COLORADO SPRINGS, Colo. (KRDO) -- If Daylight Saving Time ending has you feeling groggy, you’re not alone. A concerning jump in driver fatigue has Colorado State Patrol (CSP) sounding the alarm.
According to CSP crash data, crashes due to fatigue or a driver falling asleep have more than doubled in just the last year, from 27 in 2020 to 59 in 2021.
With drowsy driving having a lot of similarities to drunk driving, State Patrol says it's a dangerous idea to get behind the wheel when you’re tired.
"Unfortunately, many troopers and officers, we've seen those incidents where somebody just didn't even brake when a crash occurred because they were asleep at the wheel," said Colorado State Patrol Trooper Josh Lewis.
November 7 – 14, 2022 is Drowsy Driving Prevention Week, which deliberately comes just days after we all changed our clocks.
"We're starting to see it, especially when it gets a little bit darker, a little bit earlier, maybe people aren't sleeping quite as well," said Trooper Lewis. "That shift in their bodies, the dynamics of when they go to sleep, or when that sun is out. Ultimately, it comes down to making sure people are aware of how much sleep they're getting, and making sure they're listening to their body, especially behind the wheel if they start feeling fatigued."
The National Sleep Foundation provided some of the top signs of drowsy driving, that are similar to signs of drunk driving:
- Heavy eyelids or frequent blinking
- Frequent yawning
- Daydreaming and trouble focusing
- Drifting back and forth between lanes
- Hitting a rumble strip
- Drooping head
- Poor recall of the last few miles
- Missing signs or exits
- Restlessness, irritability, and aggressiveness including tailgating
"When folks are maybe leaving their lanes, going outside of those designated lanes that are out there, or are weaving, all of these things can be signs and indicators that it's time to pull over and take a break and even take a nap in a safe location,” said Trooper Lewis.

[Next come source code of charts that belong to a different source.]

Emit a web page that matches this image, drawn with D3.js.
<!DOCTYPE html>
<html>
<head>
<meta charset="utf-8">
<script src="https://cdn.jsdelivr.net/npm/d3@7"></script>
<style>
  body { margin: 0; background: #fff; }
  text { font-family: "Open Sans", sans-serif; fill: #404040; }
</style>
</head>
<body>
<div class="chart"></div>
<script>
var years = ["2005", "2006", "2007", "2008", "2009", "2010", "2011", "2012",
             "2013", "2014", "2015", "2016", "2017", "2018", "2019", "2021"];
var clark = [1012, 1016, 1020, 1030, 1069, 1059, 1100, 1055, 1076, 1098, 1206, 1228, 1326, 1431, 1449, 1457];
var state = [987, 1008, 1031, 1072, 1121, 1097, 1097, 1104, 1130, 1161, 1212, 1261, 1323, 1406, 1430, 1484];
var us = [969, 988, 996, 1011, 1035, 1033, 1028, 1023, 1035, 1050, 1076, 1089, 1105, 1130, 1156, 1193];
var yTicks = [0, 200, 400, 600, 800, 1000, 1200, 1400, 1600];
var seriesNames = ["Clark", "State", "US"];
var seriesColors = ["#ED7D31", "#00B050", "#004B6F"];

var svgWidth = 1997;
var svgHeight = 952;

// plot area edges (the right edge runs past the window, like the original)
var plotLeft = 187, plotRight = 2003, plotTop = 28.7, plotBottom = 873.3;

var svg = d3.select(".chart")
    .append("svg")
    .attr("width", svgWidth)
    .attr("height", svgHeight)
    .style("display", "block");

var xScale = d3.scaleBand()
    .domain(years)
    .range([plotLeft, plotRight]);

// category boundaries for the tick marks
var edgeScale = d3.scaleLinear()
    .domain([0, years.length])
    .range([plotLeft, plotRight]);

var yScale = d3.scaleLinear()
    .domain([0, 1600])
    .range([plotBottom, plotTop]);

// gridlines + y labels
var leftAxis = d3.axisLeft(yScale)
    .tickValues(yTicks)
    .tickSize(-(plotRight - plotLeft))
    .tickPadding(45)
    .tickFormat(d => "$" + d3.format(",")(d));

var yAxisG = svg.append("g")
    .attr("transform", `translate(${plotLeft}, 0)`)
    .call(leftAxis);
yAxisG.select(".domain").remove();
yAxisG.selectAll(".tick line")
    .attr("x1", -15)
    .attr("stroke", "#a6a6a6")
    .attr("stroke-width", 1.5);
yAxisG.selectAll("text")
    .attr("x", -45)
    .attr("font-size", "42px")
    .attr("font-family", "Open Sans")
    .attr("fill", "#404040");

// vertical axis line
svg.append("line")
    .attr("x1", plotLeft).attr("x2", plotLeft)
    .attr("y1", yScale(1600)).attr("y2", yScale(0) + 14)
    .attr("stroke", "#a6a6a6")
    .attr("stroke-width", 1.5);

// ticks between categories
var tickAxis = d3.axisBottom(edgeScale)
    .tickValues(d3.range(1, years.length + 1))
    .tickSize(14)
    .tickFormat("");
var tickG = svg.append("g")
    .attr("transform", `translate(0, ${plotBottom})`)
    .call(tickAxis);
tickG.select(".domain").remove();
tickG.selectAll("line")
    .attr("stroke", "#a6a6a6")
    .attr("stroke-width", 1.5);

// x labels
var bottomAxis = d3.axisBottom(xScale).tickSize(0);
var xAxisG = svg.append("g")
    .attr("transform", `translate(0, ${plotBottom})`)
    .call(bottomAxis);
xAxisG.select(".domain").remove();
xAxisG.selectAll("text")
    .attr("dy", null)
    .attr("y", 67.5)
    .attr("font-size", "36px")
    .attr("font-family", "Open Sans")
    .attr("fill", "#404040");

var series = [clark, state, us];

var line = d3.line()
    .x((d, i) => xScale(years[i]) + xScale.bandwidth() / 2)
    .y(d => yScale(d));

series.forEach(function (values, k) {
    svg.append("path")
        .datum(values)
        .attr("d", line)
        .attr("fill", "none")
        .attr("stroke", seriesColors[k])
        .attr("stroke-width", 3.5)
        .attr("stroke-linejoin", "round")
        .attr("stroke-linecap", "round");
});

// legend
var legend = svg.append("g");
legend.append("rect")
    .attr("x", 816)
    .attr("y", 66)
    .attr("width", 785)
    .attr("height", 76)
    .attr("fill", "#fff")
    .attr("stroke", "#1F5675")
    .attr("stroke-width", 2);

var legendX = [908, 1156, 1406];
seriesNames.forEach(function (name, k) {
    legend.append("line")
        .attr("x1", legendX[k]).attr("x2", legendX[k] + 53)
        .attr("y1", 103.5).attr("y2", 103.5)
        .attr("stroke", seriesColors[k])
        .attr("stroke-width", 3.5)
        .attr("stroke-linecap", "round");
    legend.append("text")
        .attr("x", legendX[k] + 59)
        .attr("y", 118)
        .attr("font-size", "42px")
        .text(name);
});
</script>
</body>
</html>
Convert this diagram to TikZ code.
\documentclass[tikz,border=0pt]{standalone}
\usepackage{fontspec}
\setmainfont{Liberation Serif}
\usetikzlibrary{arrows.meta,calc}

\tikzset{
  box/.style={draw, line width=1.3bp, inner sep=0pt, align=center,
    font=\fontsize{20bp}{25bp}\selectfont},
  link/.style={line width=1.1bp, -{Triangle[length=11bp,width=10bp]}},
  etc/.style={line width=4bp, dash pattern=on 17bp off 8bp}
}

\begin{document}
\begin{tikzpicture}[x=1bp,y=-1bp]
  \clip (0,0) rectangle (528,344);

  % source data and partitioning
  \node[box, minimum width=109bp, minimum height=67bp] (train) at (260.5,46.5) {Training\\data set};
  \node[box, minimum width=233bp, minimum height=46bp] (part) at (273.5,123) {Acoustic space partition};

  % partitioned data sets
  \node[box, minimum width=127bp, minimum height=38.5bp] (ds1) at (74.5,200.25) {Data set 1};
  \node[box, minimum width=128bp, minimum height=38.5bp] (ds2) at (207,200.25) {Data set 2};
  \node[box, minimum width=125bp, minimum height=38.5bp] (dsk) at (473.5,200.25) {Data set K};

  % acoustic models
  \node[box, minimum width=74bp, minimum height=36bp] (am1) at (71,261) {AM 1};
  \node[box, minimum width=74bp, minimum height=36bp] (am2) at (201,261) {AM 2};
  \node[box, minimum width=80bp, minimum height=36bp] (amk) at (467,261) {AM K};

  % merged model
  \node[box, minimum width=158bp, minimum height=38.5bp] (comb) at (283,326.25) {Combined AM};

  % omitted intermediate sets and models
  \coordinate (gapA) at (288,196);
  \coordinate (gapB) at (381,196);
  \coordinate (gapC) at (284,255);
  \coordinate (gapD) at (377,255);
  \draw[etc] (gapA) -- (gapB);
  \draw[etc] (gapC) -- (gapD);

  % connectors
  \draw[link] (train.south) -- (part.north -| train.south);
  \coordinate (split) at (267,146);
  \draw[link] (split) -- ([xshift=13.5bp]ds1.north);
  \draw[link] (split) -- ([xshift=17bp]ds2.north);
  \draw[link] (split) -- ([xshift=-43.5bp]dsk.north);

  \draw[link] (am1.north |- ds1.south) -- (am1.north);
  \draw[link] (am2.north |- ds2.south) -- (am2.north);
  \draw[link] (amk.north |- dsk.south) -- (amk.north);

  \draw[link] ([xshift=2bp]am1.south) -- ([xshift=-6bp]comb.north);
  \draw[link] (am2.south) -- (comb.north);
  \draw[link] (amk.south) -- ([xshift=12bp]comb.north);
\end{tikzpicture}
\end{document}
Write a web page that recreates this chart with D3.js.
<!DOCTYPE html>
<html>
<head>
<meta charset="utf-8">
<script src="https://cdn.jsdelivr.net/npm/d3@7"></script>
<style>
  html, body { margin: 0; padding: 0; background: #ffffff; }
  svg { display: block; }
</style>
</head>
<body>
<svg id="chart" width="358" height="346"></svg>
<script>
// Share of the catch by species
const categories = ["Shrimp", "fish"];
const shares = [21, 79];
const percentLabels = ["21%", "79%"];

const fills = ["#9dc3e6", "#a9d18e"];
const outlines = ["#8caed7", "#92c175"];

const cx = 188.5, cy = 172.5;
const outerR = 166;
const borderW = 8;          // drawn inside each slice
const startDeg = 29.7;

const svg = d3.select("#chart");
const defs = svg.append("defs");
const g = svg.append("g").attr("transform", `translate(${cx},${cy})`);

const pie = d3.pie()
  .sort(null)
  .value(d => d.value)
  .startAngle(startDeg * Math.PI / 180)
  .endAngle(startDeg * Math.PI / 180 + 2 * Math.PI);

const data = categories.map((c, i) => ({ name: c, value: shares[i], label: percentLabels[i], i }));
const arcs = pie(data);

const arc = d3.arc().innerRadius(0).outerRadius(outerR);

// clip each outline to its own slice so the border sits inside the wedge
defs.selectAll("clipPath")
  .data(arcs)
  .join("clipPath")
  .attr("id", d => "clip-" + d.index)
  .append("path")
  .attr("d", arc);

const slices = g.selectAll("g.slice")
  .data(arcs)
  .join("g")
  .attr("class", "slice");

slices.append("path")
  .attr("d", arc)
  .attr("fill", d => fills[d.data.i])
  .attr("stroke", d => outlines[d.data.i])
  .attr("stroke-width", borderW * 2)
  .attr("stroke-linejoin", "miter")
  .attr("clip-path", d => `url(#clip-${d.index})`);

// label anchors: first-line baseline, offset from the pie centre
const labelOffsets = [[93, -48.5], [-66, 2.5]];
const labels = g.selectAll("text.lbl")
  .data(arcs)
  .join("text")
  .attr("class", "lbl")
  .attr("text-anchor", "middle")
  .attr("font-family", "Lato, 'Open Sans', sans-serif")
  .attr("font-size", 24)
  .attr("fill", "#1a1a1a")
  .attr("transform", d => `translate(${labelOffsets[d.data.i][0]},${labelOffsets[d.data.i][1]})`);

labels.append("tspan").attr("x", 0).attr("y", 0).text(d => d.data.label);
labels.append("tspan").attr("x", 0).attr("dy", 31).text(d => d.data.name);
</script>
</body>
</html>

Shift workers and commercial drivers are at extreme risk of driving drowsy, but anyone with a poor night of sleep could be a victim.
“We don’t often talk about fatigue and drowsiness, but there is a steady amount of people traveling on our Colorado roadways experiencing sleep-related issues,” said Col. Matthew C. Packard, Chief of the Colorado State Patrol. “Shift workers and commercial drivers are at extreme risk, but anyone who struggles with getting enough and regular amounts of sleep can be impacted.”